* _PROBLEM STATEMENT_
Copy the data exactly; pictures stay out of the copy.

* _SUPPLIED DATA_
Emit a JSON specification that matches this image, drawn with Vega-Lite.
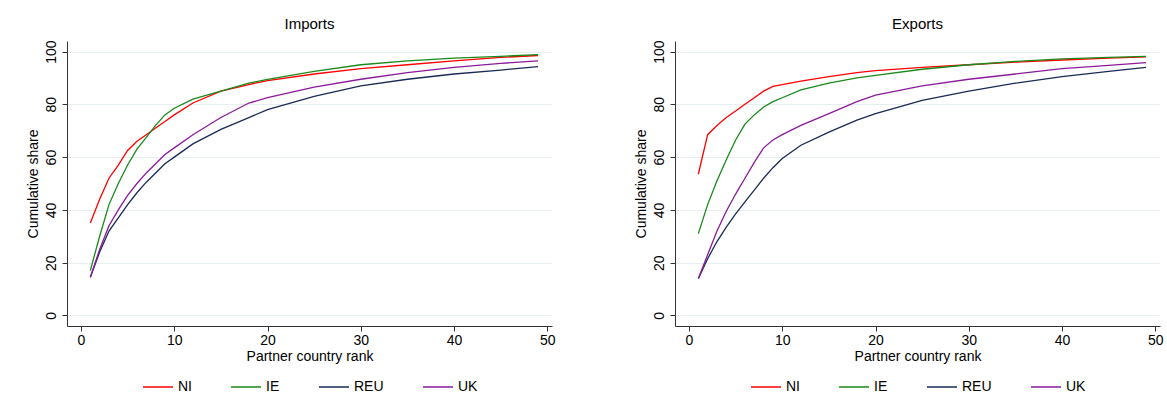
{
  "$schema": "https://vega.github.io/schema/vega-lite/v6.json",
  "background": "white",
  "padding": {"left": 26, "top": 16, "right": 0, "bottom": 5},
  "config": {
    "font": "Liberation Sans",
    "view": {"stroke": null},
    "title": {"fontSize": 15, "fontWeight": "normal", "color": "black", "offset": 8},
    "axis": {"labelFontSize": 14, "titleFontSize": 14, "titleFontWeight": "normal", "labelColor": "black", "titleColor": "black", "domainColor": "#333", "tickColor": "#333", "gridColor": "#e6eff1", "tickSize": 5},
    "legend": {"orient": "bottom", "direction": "horizontal", "symbolType": "stroke", "symbolSize": 900, "symbolStrokeWidth": 1.5, "labelFontSize": 14, "columnPadding": 36, "title": null, "labelColor": "black", "offset": 8, "layout": {"bottom": {"anchor": "middle"}}}
  },
  "datasets": {
    "imports": [
      {"rank": 1, "NI": 35, "IE": 17, "REU": 14.5, "UK": 14.5},
      {"rank": 2, "NI": 44, "IE": 30, "REU": 24, "UK": 25},
      {"rank": 3, "NI": 52, "IE": 42, "REU": 32, "UK": 34},
      {"rank": 4, "NI": 57, "IE": 50, "REU": 37, "UK": 40},
      {"rank": 5, "NI": 62.5, "IE": 57, "REU": 42, "UK": 45.5},
      {"rank": 6, "NI": 66, "IE": 63, "REU": 46.5, "UK": 50},
      {"rank": 7, "NI": 68.5, "IE": 67.5, "REU": 50.5, "UK": 54},
      {"rank": 8, "NI": 71, "IE": 72, "REU": 54, "UK": 57.5},
      {"rank": 9, "NI": 73.5, "IE": 76, "REU": 57.5, "UK": 61},
      {"rank": 10, "NI": 76, "IE": 78.5, "REU": 60, "UK": 63.5},
      {"rank": 12, "NI": 80.5, "IE": 82, "REU": 65, "UK": 68.5},
      {"rank": 15, "NI": 85, "IE": 85, "REU": 70.5, "UK": 75},
      {"rank": 18, "NI": 87.5, "IE": 88, "REU": 75, "UK": 80.5},
      {"rank": 20, "NI": 89, "IE": 89.5, "REU": 78, "UK": 82.5},
      {"rank": 25, "NI": 91.5, "IE": 92.5, "REU": 83, "UK": 86.5},
      {"rank": 30, "NI": 93.5, "IE": 95, "REU": 87, "UK": 89.5},
      {"rank": 35, "NI": 95, "IE": 96.5, "REU": 89.5, "UK": 92},
      {"rank": 40, "NI": 96.5, "IE": 97.5, "REU": 91.5, "UK": 94},
      {"rank": 45, "NI": 97.8, "IE": 98.2, "REU": 93, "UK": 95.5},
      {"rank": 49, "NI": 98.5, "IE": 98.8, "REU": 94.3, "UK": 96.5}
    ],
    "exports": [
      {"rank": 1, "NI": 53.5, "IE": 31, "REU": 14, "UK": 14},
      {"rank": 2, "NI": 68.5, "IE": 42, "REU": 21.5, "UK": 23},
      {"rank": 3, "NI": 72, "IE": 51, "REU": 28, "UK": 32},
      {"rank": 4, "NI": 75, "IE": 59, "REU": 33.5, "UK": 39.5},
      {"rank": 5, "NI": 77.5, "IE": 66.5, "REU": 38.5, "UK": 46},
      {"rank": 6, "NI": 80, "IE": 72.5, "REU": 43, "UK": 52},
      {"rank": 7, "NI": 82.5, "IE": 76, "REU": 47.5, "UK": 58},
      {"rank": 8, "NI": 85, "IE": 79, "REU": 52, "UK": 63.5},
      {"rank": 9, "NI": 86.8, "IE": 81, "REU": 56, "UK": 66.5},
      {"rank": 10, "NI": 87.5, "IE": 82.5, "REU": 59.5, "UK": 68.5},
      {"rank": 12, "NI": 88.8, "IE": 85.5, "REU": 64.5, "UK": 72},
      {"rank": 15, "NI": 90.5, "IE": 88, "REU": 69.5, "UK": 76.5},
      {"rank": 18, "NI": 92, "IE": 90, "REU": 74, "UK": 81},
      {"rank": 20, "NI": 92.8, "IE": 91, "REU": 76.5, "UK": 83.5},
      {"rank": 25, "NI": 94, "IE": 93.3, "REU": 81.5, "UK": 87},
      {"rank": 30, "NI": 95, "IE": 95, "REU": 85, "UK": 89.5},
      {"rank": 35, "NI": 96, "IE": 96.3, "REU": 88, "UK": 91.5},
      {"rank": 40, "NI": 96.8, "IE": 97.2, "REU": 90.5, "UK": 93.5},
      {"rank": 45, "NI": 97.5, "IE": 97.8, "REU": 92.5, "UK": 94.8},
      {"rank": 49, "NI": 98, "IE": 98.2, "REU": 94, "UK": 95.8}
    ]
  },
  "resolve": {"scale": {"color": "independent"}},
  "spacing": 78,
  "hconcat": [
    {
      "title": "Imports",
      "width": 485,
      "height": 285,
      "data": {"name": "imports"},
      "transform": [{"fold": ["NI", "IE", "REU", "UK"], "as": ["series", "share"]}],
      "mark": {"type": "line", "strokeWidth": 1.3},
      "encoding": {
        "x": {"field": "rank", "type": "quantitative", "title": "Partner country rank", "scale": {"domain": [-1.5, 50.5], "nice": false}, "axis": {"values": [0, 10, 20, 30, 40, 50], "grid": false, "titlePadding": 2}},
        "y": {"field": "share", "type": "quantitative", "title": "Cumulative share", "scale": {"domain": [-4, 104], "nice": false}, "axis": {"values": [0, 20, 40, 60, 80, 100], "labelAngle": -90, "labelAlign": "center", "labelBaseline": "bottom", "labelPadding": 4, "titlePadding": 4}},
        "color": {"field": "series", "type": "nominal", "sort": ["NI", "IE", "REU", "UK"], "scale": {"domain": ["NI", "IE", "REU", "UK"], "range": ["#ff0000", "#1a8a1a", "#1a2a57", "#8b1a9b"]}}
      }
    },
    {
      "title": "Exports",
      "width": 485,
      "height": 285,
      "data": {"name": "exports"},
      "transform": [{"fold": ["NI", "IE", "REU", "UK"], "as": ["series", "share"]}],
      "mark": {"type": "line", "strokeWidth": 1.3},
      "encoding": {
        "x": {"field": "rank", "type": "quantitative", "title": "Partner country rank", "scale": {"domain": [-1.5, 50.5], "nice": false}, "axis": {"values": [0, 10, 20, 30, 40, 50], "grid": false, "titlePadding": 2}},
        "y": {"field": "share", "type": "quantitative", "title": "Cumulative share", "scale": {"domain": [-4, 104], "nice": false}, "axis": {"values": [0, 20, 40, 60, 80, 100], "labelAngle": -90, "labelAlign": "center", "labelBaseline": "bottom", "labelPadding": 4, "titlePadding": 4}},
        "color": {"field": "series", "type": "nominal", "sort": ["NI", "IE", "REU", "UK"], "scale": {"domain": ["NI", "IE", "REU", "UK"], "range": ["#ff0000", "#1a8a1a", "#1a2a57", "#8b1a9b"]}}
      }
    }
  ]
}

* _TASK OUTPUT_
Emit a JSON specification that matches this image, drawn with Vega-Lite.
{
  "$schema": "https://vega.github.io/schema/vega-lite/v6.json",
  "background": "white",
  "padding": {"left": 26, "top": 16, "right": 0, "bottom": 5},
  "config": {
    "font": "Liberation Sans",
    "view": {"stroke": null},
    "title": {"fontSize": 15, "fontWeight": "normal", "color": "black", "offset": 8},
    "axis": {"labelFontSize": 14, "titleFontSize": 14, "titleFontWeight": "normal", "labelColor": "black", "titleColor": "black", "domainColor": "#333", "tickColor": "#333", "gridColor": "#e6eff1", "tickSize": 5},
    "legend": {"orient": "bottom", "direction": "horizontal", "symbolType": "stroke", "symbolSize": 900, "symbolStrokeWidth": 1.5, "labelFontSize": 14, "columnPadding": 36, "title": null, "labelColor": "black", "offset": 8, "layout": {"bottom": {"anchor": "middle"}}}
  },
  "datasets": {
    "imports": [
      {"rank": 1, "NI": 35, "IE": 17, "REU": 14.5, "UK": 14.5},
      {"rank": 2, "NI": 44, "IE": 30, "REU": 24, "UK": 25},
      {"rank": 3, "NI": 52, "IE": 42, "REU": 32, "UK": 34},
      {"rank": 4, "NI": 57, "IE": 50, "REU": 37, "UK": 40},
      {"rank": 5, "NI": 62.5, "IE": 57, "REU": 42, "UK": 45.5},
      {"rank": 6, "NI": 66, "IE": 63, "REU": 46.5, "UK": 50},
      {"rank": 7, "NI": 68.5, "IE": 67.5, "REU": 50.5, "UK": 54},
      {"rank": 8, "NI": 71, "IE": 72, "REU": 54, "UK": 57.5},
      {"rank": 9, "NI": 73.5, "IE": 76, "REU": 57.5, "UK": 61},
      {"rank": 10, "NI": 76, "IE": 78.5, "REU": 60, "UK": 63.5},
      {"rank": 12, "NI": 80.5, "IE": 82, "REU": 65, "UK": 68.5},
      {"rank": 15, "NI": 85, "IE": 85, "REU": 70.5, "UK": 75},
      {"rank": 18, "NI": 87.5, "IE": 88, "REU": 75, "UK": 80.5},
      {"rank": 20, "NI": 89, "IE": 89.5, "REU": 78, "UK": 82.5},
      {"rank": 25, "NI": 91.5, "IE": 92.5, "REU": 83, "UK": 86.5},
      {"rank": 30, "NI": 93.5, "IE": 95, "REU": 87, "UK": 89.5},
      {"rank": 35, "NI": 95, "IE": 96.5, "REU": 89.5, "UK": 92},
      {"rank": 40, "NI": 96.5, "IE": 97.5, "REU": 91.5, "UK": 94},
      {"rank": 45, "NI": 97.8, "IE": 98.2, "REU": 93, "UK": 95.5},
      {"rank": 49, "NI": 98.5, "IE": 98.8, "REU": 94.3, "UK": 96.5}
    ],
    "exports": [
      {"rank": 1, "NI": 53.5, "IE": 31, "REU": 14, "UK": 14},
      {"rank": 2, "NI": 68.5, "IE": 42, "REU": 21.5, "UK": 23},
      {"rank": 3, "NI": 72, "IE": 51, "REU": 28, "UK": 32},
      {"rank": 4, "NI": 75, "IE": 59, "REU": 33.5, "UK": 39.5},
      {"rank": 5, "NI": 77.5, "IE": 66.5, "REU": 38.5, "UK": 46},
      {"rank": 6, "NI": 80, "IE": 72.5, "REU": 43, "UK": 52},
      {"rank": 7, "NI": 82.5, "IE": 76, "REU": 47.5, "UK": 58},
      {"rank": 8, "NI": 85, "IE": 79, "REU": 52, "UK": 63.5},
      {"rank": 9, "NI": 86.8, "IE": 81, "REU": 56, "UK": 66.5},
      {"rank": 10, "NI": 87.5, "IE": 82.5, "REU": 59.5, "UK": 68.5},
      {"rank": 12, "NI": 88.8, "IE": 85.5, "REU": 64.5, "UK": 72},
      {"rank": 15, "NI": 90.5, "IE": 88, "REU": 69.5, "UK": 76.5},
      {"rank": 18, "NI": 92, "IE": 90, "REU": 74, "UK": 81},
      {"rank": 20, "NI": 92.8, "IE": 91, "REU": 76.5, "UK": 83.5},
      {"rank": 25, "NI": 94, "IE": 93.3, "REU": 81.5, "UK": 87},
      {"rank": 30, "NI": 95, "IE": 95, "REU": 85, "UK": 89.5},
      {"rank": 35, "NI": 96, "IE": 96.3, "REU": 88, "UK": 91.5},
      {"rank": 40, "NI": 96.8, "IE": 97.2, "REU": 90.5, "UK": 93.5},
      {"rank": 45, "NI": 97.5, "IE": 97.8, "REU": 92.5, "UK": 94.8},
      {"rank": 49, "NI": 98, "IE": 98.2, "REU": 94, "UK": 95.8}
    ]
  },
  "resolve": {"scale": {"color": "independent"}},
  "spacing": 78,
  "hconcat": [
    {
      "title": "Imports",
      "width": 485,
      "height": 285,
      "data": {"name": "imports"},
      "transform": [{"fold": ["NI", "IE", "REU", "UK"], "as": ["series", "share"]}],
      "mark": {"type": "line", "strokeWidth": 1.3},
      "encoding": {
        "x": {"field": "rank", "type": "quantitative", "title": "Partner country rank", "scale": {"domain": [-1.5, 50.5], "nice": false}, "axis": {"values": [0, 10, 20, 30, 40, 50], "grid": false, "titlePadding": 2}},
        "y": {"field": "share", "type": "quantitative", "title": "Cumulative share", "scale": {"domain": [-4, 104], "nice": false}, "axis": {"values": [0, 20, 40, 60, 80, 100], "labelAngle": -90, "labelAlign": "center", "labelBaseline": "bottom", "labelPadding": 4, "titlePadding": 4}},
        "color": {"field": "series", "type": "nominal", "sort": ["NI", "IE", "REU", "UK"], "scale": {"domain": ["NI", "IE", "REU", "UK"], "range": ["#ff0000", "#1a8a1a", "#1a2a57", "#8b1a9b"]}}
      }
    },
    {
      "title": "Exports",
      "width": 485,
      "height": 285,
      "data": {"name": "exports"},
      "transform": [{"fold": ["NI", "IE", "REU", "UK"], "as": ["series", "share"]}],
      "mark": {"type": "line", "strokeWidth": 1.3},
      "encoding": {
        "x": {"field": "rank", "type": "quantitative", "title": "Partner country rank", "scale": {"domain": [-1.5, 50.5], "nice": false}, "axis": {"values": [0, 10, 20, 30, 40, 50], "grid": false, "titlePadding": 2}},
        "y": {"field": "share", "type": "quantitative", "title": "Cumulative share", "scale": {"domain": [-4, 104], "nice": false}, "axis": {"values": [0, 20, 40, 60, 80, 100], "labelAngle": -90, "labelAlign": "center", "labelBaseline": "bottom", "labelPadding": 4, "titlePadding": 4}},
        "color": {"field": "series", "type": "nominal", "sort": ["NI", "IE", "REU", "UK"], "scale": {"domain": ["NI", "IE", "REU", "UK"], "range": ["#ff0000", "#1a8a1a", "#1a2a57", "#8b1a9b"]}}
      }
    }
  ]
}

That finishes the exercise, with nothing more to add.